Monday, March 1, 2010

i need to be consistent in my relationship with God Exodus 9:27-28, 34

Exodus 9:27-28


 27 Then Pharaoh summoned Moses and Aaron. "This time I have sinned," he said to them. "The LORD is in the right, and I and my people are in the wrong. 28 Pray to the LORD, for we have had enough thunder and hail. I will let you go; you don't have to stay any longer."

Exodus 9:34

34 When Pharaoh saw that the rain and hail and thunder had stopped, he sinned again: He and his officials hardened their hearts.

 The Lord sent Moses and Aaron to Pharaoh to ask that he allow them to go into the desert to worship God. They had already been warned that Pharaoh would harden his heart and now allow them to go. Moses continually went to Pharaoh with his request and each time Pharaoh refused. God sent plagues to show Pharaoh He was God and He was serious. When God sent hail to destroy the land, Pharaoh finally admitted he had sinned and agreed to Moses' request. As soon as the hail stopped, Pharaoh once again hardened his heart and refused to agreed to the request.
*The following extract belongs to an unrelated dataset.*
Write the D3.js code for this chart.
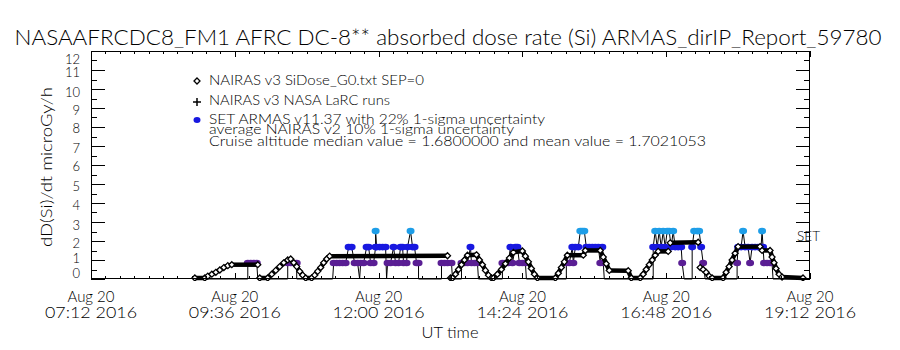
<!DOCTYPE html>
<html>
<head>
<meta charset="utf-8">
<script src="https://cdn.jsdelivr.net/npm/d3@7"></script>
<style>
body { margin: 0; background: #fff; }
svg { display: block; }
text { font-family: "Lato", "Liberation Sans", sans-serif; font-weight: 300; fill: #000; }
</style>
</head>
<body>
<div id="chart"></div>
<script>

//******************************************************************************
//**  Data
//******************************************************************************
var titleText = "NASAAFRCDC8_FM1 AFRC DC-8** absorbed dose rate (Si) ARMAS_dirIP_Report_59780";
var yTitle = "dD(Si)/dt microGy/h";
var xTitle = "UT time";
var yTicks = [0,1,2,3,4,5,6,7,8,9,10,11,12];
var xTickTimes = ["07:12","09:36","12:00","14:24","16:48","19:12"];
var legendLabels = [
    "NAIRAS v3 SiDose_G0.txt SEP=0",
    "NAIRAS v3 NASA LaRC runs",
    "SET ARMAS v11.37 with 22% 1-sigma uncertainty",
    "average NAIRAS v2 10% 1-sigma uncertainty",
    "Cruise altitude median value = 1.6800000 and mean value = 1.7021053"
];

//NAIRAS v3 model dose rate (diamonds)
var nairasTimes = [
    "08:56","09:06","09:09","09:13","09:17","09:21","09:25","09:29","09:33","09:59",
    "10:01","10:09","10:13","10:17","10:21","10:25","10:29","10:32","10:35","10:38",
    "10:41","10:44","10:47","10:53","10:56","10:59","11:02","11:05","11:08","11:11",
    "13:09","13:12","13:14","13:17","13:20","13:23","13:26","13:29","13:38","13:41",
    "13:44","13:47","13:50","13:53","13:55","13:59","14:03","14:07","14:11","14:15",
    "14:24","14:27","14:30","14:33","14:36","14:39","14:57","15:00","15:03","15:06",
    "15:09","15:25","15:27","15:42","15:45","15:48","15:51","16:10","16:13","16:22",
    "16:25","16:28","16:31","16:34","16:37","16:40","16:50","16:52","17:20","17:22",
    "17:25","17:28","17:31","17:34","17:45","17:48","17:51","17:54","17:57","18:00",
    "18:22","18:24","18:32","18:34","18:36","18:38","18:41","18:44","19:05"
];
var nairasValues = [
    0,0,0.1,0.2,0.3,0.42,0.55,0.65,0.7,0.7,
    0,0,0.2,0.4,0.6,0.8,0.95,1.0,0.8,0.6,
    0.35,0.15,0,0,0.15,0.35,0.55,0.8,1.0,1.15,
    1.17,0,0,0.2,0.45,0.7,0.95,1.2,1.22,0.95,
    0.7,0.4,0.15,0,0,0.2,0.45,0.75,1.05,1.35,
    1.42,1.15,0.85,0.5,0.2,0,0,0.25,0.55,0.85,
    1.2,1.2,1.45,1.45,1.1,0.75,0.4,0.38,0,0,
    0.2,0.45,0.7,0.95,1.2,1.4,1.4,1.85,1.88,0.55,
    0.45,0.3,0.1,0,0,0.3,0.6,0.95,1.3,1.65,
    1.65,1.45,1.45,1.1,0.8,0.5,0.2,0.05,0
];

//SET ARMAS measured dose rate (filled circles)
var armasTimes = [
    "09:01","09:49","09:49","09:52","09:55","09:58","09:59",
    "10:29","10:29","10:32","10:35","10:38","10:38",
    "11:14","11:15","11:18","11:21","11:24","11:27","11:30","11:33","11:36","11:39","11:41",
    "11:42","11:45","11:48","11:50","11:52","11:55","11:57","11:57","11:58","12:01",
    "12:04","12:07","12:08","12:09","12:12","12:15","12:17","12:20","12:22","12:24",
    "12:25","12:28","12:29","12:32","12:34","12:36","12:38","12:40","12:40",
    "13:03","13:03","13:06","13:09","13:13","13:14",
    "13:23","13:23","13:26","13:29","13:32","13:33","13:36","13:39","13:40",
    "14:04","14:04","14:07","14:10","14:12","14:14","14:17","14:19","14:21","14:24","14:27","14:28",
    "15:08","15:08","15:11","15:14","15:15","15:17","15:20","15:22","15:24","15:26",
    "15:28","15:31","15:34","15:37","15:40","15:42","15:44","15:45","15:46",
    "16:35","16:35","16:37","16:39","16:41","16:43","16:45","16:47","16:49","16:51",
    "16:53","16:55","16:57","17:00","17:03","17:04","17:06",
    "17:14","17:14","17:16","17:19","17:21","17:23","17:25","17:27",
    "17:59","17:59","18:00","18:03","18:05","18:07","18:10","18:12","18:14","18:17",
    "18:20","18:23","18:24","18:25","18:26","18:29","18:32","18:34","18:35","19:02"
];
var armasValues = [
    0,0,0.84,0.84,0.84,0.84,0,
    0,0.84,0.84,0.84,0.84,0,
    0,0.84,0.84,0.84,0.84,0.84,1.68,1.68,0.84,0.84,0,
    0.84,0.84,1.68,1.68,0.84,0.84,1.68,2.52,1.68,1.68,
    1.68,1.68,0,0.84,0.84,1.68,0.84,0.84,1.68,1.68,
    0.84,0.84,1.68,2.52,1.68,1.68,0.84,0.84,0,
    0,0.84,0.84,0.84,0.84,0,
    0,0.84,0.84,0.84,1.68,0.84,0.84,0.84,0,
    0,0.84,0.84,0.84,1.68,0.84,1.68,1.68,0.84,0.84,0.84,0,
    0,0.84,0.84,1.68,0.84,1.68,1.68,2.52,2.52,2.52,
    1.68,1.68,1.68,1.68,1.68,0.84,1.68,0.84,0,
    0,1.68,2.52,1.68,2.52,1.68,2.52,1.68,2.52,2.52,
    1.68,2.52,1.68,1.68,1.68,0.84,0,
    0,1.68,2.52,2.52,2.52,1.68,0.84,0,
    0,0.84,1.68,1.68,2.52,1.68,1.68,0.84,1.68,1.68,
    1.68,1.68,2.52,1.68,0.84,0.84,0.84,0.84,0,0
];

//**************************************************************************
//** Chart
//**************************************************************************
var width = 900, height = 350;
var margin = {top: 51, right: 90, bottom: 71, left: 91};

var svg = d3.select("#chart").append("svg")
    .attr("width", width)
    .attr("height", height);

var parseTime = d3.timeParse("%Y-%m-%d %H:%M");
var t = function(s){ return parseTime("2016-08-20 " + s); };

var x = d3.scaleTime()
    .domain([t("07:12"), t("19:12")])
    .range([margin.left, width - margin.right]);
var y = d3.scaleLinear()
    .domain([0, 12])
    .range([height - margin.bottom, margin.top]);

var levelColor = d3.scaleThreshold()
    .domain([1.2, 2.1])
    .range(["#5a1e94", "#1818e0", "#1e9ee8"]);

//** title
svg.append("text")
    .attr("x", 448).attr("y", 45)
    .attr("text-anchor", "middle")
    .attr("textLength", 867).attr("lengthAdjust", "spacingAndGlyphs")
    .style("font-size", "21px")
    .text(titleText);

//** plot area
var plot = svg.append("g");
plot.append("defs").append("clipPath").attr("id", "clip")
    .append("rect")
    .attr("x", margin.left).attr("y", margin.top - 10)
    .attr("width", width - margin.left - margin.right)
    .attr("height", height - margin.top - margin.bottom + 12);

var dataArea = plot.append("g").attr("clip-path", "url(#clip)");

//** ARMAS connecting line
var armas = armasTimes.map(function(d, i){ return {t: t(d), v: armasValues[i]}; });
dataArea.append("path")
    .datum(armas)
    .attr("fill", "none")
    .attr("stroke", "#000")
    .attr("stroke-width", 1)
    .attr("d", d3.line().x(function(d){ return x(d.t); }).y(function(d){ return y(d.v); }));

//** ARMAS points
dataArea.selectAll(".armas")
    .data(armas.filter(function(d){ return d.v > 0; }))
    .enter().append("ellipse")
    .attr("cx", function(d){ return x(d.t); })
    .attr("cy", function(d){ return y(d.v); })
    .attr("rx", 4).attr("ry", 3.3)
    .attr("fill", function(d){ return levelColor(d.v); });

//** NAIRAS: thick line where the curve is continuous, diamonds on the points
var nairas = nairasTimes.map(function(d, i){ return {t: t(d), v: nairasValues[i]}; });
var segs = [];
for (var i = 1; i < nairas.length; i++){
    if (Math.abs(nairas[i].v - nairas[i-1].v) <= 0.4) segs.push([nairas[i-1], nairas[i]]);
}
dataArea.selectAll(".seg")
    .data(segs)
    .enter().append("line")
    .attr("x1", function(d){ return x(d[0].t); })
    .attr("y1", function(d){ return y(d[0].v) - 1; })
    .attr("x2", function(d){ return x(d[1].t); })
    .attr("y2", function(d){ return y(d[1].v) - 1; })
    .attr("stroke", "#000")
    .attr("stroke-width", 4.5);

var diamond = "M0,-3L3,0L0,3L-3,0Z";
dataArea.selectAll(".nairas")
    .data(nairas)
    .enter().append("path")
    .attr("d", diamond)
    .attr("transform", function(d){ return "translate(" + x(d.t) + "," + (y(d.v) - 1) + ")"; })
    .attr("fill", "#fff")
    .attr("stroke", "#000")
    .attr("stroke-width", 1.3);

//** frame and axes
var axisG = svg.append("g").attr("stroke", "#000").attr("fill", "none");

axisG.append("rect")
    .attr("x", margin.left + 0.5).attr("y", margin.top + 0.5)
    .attr("width", width - margin.left - margin.right - 1)
    .attr("height", height - margin.top - margin.bottom - 1);

var yMinor = yTicks.slice(0, -1).map(function(d){ return d + 0.5; });

[[margin.left, 1], [width - margin.right, -1]].forEach(function(side){
    axisG.selectAll(null).data(yTicks).enter().append("line")
        .attr("x1", side[0]).attr("x2", side[0] + side[1]*14)
        .attr("y1", function(d){ return Math.round(y(d)) + 0.5; })
        .attr("y2", function(d){ return Math.round(y(d)) + 0.5; });
    axisG.selectAll(null).data(yMinor).enter().append("line")
        .attr("x1", side[0]).attr("x2", side[0] + side[1]*6)
        .attr("y1", function(d){ return Math.round(y(d)) + 0.5; })
        .attr("y2", function(d){ return Math.round(y(d)) + 0.5; });
});

var start = t("07:12").getTime();
var xMinor = d3.range(0, 51).map(function(i){ return new Date(start + i*14.4*60000); });
var xMajor = xTickTimes.map(t);

[[height - margin.bottom, -1], [margin.top, 1]].forEach(function(side){
    axisG.selectAll(null).data(xMinor).enter().append("line")
        .attr("x1", function(d){ return Math.round(x(d)) + 0.5; })
        .attr("x2", function(d){ return Math.round(x(d)) + 0.5; })
        .attr("y1", side[0]).attr("y2", side[0] + side[1]*3);
    axisG.selectAll(null).data(xMajor).enter().append("line")
        .attr("x1", function(d){ return Math.round(x(d)) + 0.5; })
        .attr("x2", function(d){ return Math.round(x(d)) + 0.5; })
        .attr("y1", side[0]).attr("y2", side[0] + side[1]*6);
});

//** y tick labels (IDL pulls the end labels inside the axis range)
var yLabelShift = [-6, -2, 2, 3, 2, 2, 1, 2, 1, 2, 3, 2, 8];
svg.selectAll(".ylab")
    .data(yTicks)
    .enter().append("text")
    .attr("x", 80)
    .attr("y", function(d, i){ return y(d) + yLabelShift[i]; })
    .attr("text-anchor", "end")
    .attr("dominant-baseline", "central")
    .style("font-size", "13px")
    .text(function(d){ return d; });

//** x tick labels
var fmtDay = d3.timeFormat("%b %d");
var fmtTime = d3.timeFormat("%H:%M %Y");
var xl = svg.selectAll(".xlab").data(xMajor).enter();
xl.append("text")
    .attr("x", function(d){ return x(d); })
    .attr("y", 302)
    .attr("text-anchor", "middle")
    .attr("textLength", 47).attr("lengthAdjust", "spacingAndGlyphs")
    .style("font-size", "15px")
    .text(fmtDay);
xl.append("text")
    .attr("x", function(d){ return x(d); })
    .attr("y", 318)
    .attr("text-anchor", "middle")
    .attr("textLength", 92).attr("lengthAdjust", "spacingAndGlyphs")
    .style("font-size", "15px")
    .text(fmtTime);

//** axis titles
svg.append("text")
    .attr("x", 450).attr("y", 338)
    .attr("text-anchor", "middle")
    .attr("textLength", 57).attr("lengthAdjust", "spacingAndGlyphs")
    .style("font-size", "15px")
    .text(xTitle);

svg.append("text")
    .attr("transform", "translate(52,167) rotate(-90)")
    .attr("text-anchor", "middle")
    .attr("textLength", 160).attr("lengthAdjust", "spacingAndGlyphs")
    .style("font-size", "16px")
    .text(yTitle);

//** legend
var legendY = [85, 105, 124, 134, 146];
var legendW = [215, 181, 336, 305, 497];
svg.selectAll(".leg")
    .data(legendLabels)
    .enter().append("text")
    .attr("x", 209)
    .attr("y", function(d, i){ return legendY[i]; })
    .attr("textLength", function(d, i){ return legendW[i]; })
    .attr("lengthAdjust", "spacingAndGlyphs")
    .style("font-size", "13.5px")
    .text(function(d){ return d; });

svg.append("path")
    .attr("d", diamond)
    .attr("transform", "translate(197,81)")
    .attr("fill", "#fff").attr("stroke", "#000").attr("stroke-width", 1.3);
svg.append("path")
    .attr("d", "M197,98V106M193,102H201")
    .attr("stroke", "#000").attr("stroke-width", 1.5);
svg.append("ellipse")
    .attr("cx", 197).attr("cy", 120).attr("rx", 3.5).attr("ry", 3)
    .attr("fill", "#1818e0");

//** SET label
svg.append("text")
    .attr("x", 797).attr("y", 241)
    .attr("textLength", 23).attr("lengthAdjust", "spacingAndGlyphs")
    .style("font-size", "13.5px")
    .text("SET");

</script>
</body>
</html>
Pharaoh showed a patter in his interaction with God. God would reveal His will. Pharaoh would refuse. God would send things into Pharaoh's life to get his attention. Pharaoh would ignore them. God would continue until it became unbearable. Pharaoh would acknowledge his sin and repent. As soon as the  calamity was over, Pharaoh would harden his heart all over again. My life has been much like Pharaoh's. God has a plan and includes me in it. I ignore God until He has to go to extremes to get my attention. I repent and submit. Once the crisis is over,  I go back to my selfish ways. I want to be the person who can consistently follow God in good times and in bad. I want to be sensitive to God's call in every area of my life and submit to His will as soon as it is revealed to me. Sometimes I have trouble recognizing it but most of the time it is just my stubborn and rebellious attitude. I need to learn and grow so that God doesn't have to start over with me whenever He calls me to a task. I know His plan is best and deep in my heart I know I will do it His way eventually. What I need is a desire to submit when I hear the call and not surrender after the battle. I have no trouble following God when it's easy, it's when he calls me to a challenge that I struggle. I need to be more consistent in my relationship with Him and live a life that pleases God more than me.

Dear Lord,
I know You want the best for me. I know Your plan for my life is perfect. I trust You to take control of my life but I have a stubborn spirit. It is easy for me to submit to You when things go my way but I struggle when called to submit to Your plans when they don't fit easily into mine. Forgive me for making You work so hard to bless me and use me to bless others. Change my heart that I would be willing to submit to Your will without hesitation. Help me to live a life that pleases You and follows You through good times and bad. Let me be Your servant and not Your adversary in all I do. In Jesus' name.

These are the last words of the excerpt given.